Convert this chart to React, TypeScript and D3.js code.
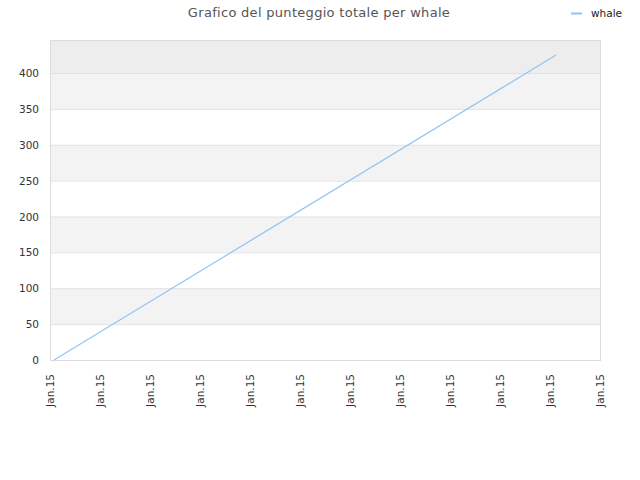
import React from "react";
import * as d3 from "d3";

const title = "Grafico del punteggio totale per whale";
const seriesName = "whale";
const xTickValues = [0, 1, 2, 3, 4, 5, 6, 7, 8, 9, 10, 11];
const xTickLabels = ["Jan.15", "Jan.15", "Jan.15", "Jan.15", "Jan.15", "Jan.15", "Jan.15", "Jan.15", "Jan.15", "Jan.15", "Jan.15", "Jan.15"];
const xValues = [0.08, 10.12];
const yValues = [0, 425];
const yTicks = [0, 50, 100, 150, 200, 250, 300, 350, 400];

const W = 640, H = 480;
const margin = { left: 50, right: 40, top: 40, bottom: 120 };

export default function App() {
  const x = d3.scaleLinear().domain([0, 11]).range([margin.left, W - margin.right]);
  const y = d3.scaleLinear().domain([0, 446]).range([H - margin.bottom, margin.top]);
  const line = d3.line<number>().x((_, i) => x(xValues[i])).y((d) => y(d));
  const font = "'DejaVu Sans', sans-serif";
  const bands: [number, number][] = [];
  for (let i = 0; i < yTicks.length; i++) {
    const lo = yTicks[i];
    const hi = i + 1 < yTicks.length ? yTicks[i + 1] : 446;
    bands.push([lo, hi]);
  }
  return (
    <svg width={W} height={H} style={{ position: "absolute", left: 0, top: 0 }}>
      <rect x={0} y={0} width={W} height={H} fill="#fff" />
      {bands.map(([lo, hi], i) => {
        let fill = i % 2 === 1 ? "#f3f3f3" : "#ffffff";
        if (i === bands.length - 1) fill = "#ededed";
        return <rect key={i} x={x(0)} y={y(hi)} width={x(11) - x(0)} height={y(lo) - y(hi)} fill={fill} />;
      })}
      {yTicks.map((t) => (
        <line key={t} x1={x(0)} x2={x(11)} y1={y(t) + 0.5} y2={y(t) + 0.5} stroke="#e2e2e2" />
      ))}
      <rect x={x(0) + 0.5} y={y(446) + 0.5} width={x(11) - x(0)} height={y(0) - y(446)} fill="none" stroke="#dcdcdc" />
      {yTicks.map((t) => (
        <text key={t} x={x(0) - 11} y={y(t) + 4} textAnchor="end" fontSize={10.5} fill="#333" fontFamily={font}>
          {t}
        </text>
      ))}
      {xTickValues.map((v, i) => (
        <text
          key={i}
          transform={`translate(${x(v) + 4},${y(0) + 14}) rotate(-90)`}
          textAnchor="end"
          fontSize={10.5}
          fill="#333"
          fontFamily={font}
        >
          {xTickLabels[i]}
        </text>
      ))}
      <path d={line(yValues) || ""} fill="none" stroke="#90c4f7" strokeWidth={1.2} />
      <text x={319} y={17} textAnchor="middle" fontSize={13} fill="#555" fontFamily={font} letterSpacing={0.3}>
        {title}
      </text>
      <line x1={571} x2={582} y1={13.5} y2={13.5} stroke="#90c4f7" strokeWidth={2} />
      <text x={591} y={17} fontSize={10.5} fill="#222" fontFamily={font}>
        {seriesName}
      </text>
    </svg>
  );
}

:::::

### PROBLEM STATEMENT
Reproduce exactly the run of lines that opens the listing and closes with the line holding "40, bottom: 120". Pictures are excluded.

### ANSWER FOR THIS EXERCISE
Convert this chart to React, TypeScript and D3.js code.
import React from "react";
import * as d3 from "d3";

const title = "Grafico del punteggio totale per whale";
const seriesName = "whale";
const xTickValues = [0, 1, 2, 3, 4, 5, 6, 7, 8, 9, 10, 11];
const xTickLabels = ["Jan.15", "Jan.15", "Jan.15", "Jan.15", "Jan.15", "Jan.15", "Jan.15", "Jan.15", "Jan.15", "Jan.15", "Jan.15", "Jan.15"];
const xValues = [0.08, 10.12];
const yValues = [0, 425];
const yTicks = [0, 50, 100, 150, 200, 250, 300, 350, 400];

const W = 640, H = 480;
const margin = { left: 50, right: 40, top: 40, bottom: 120 };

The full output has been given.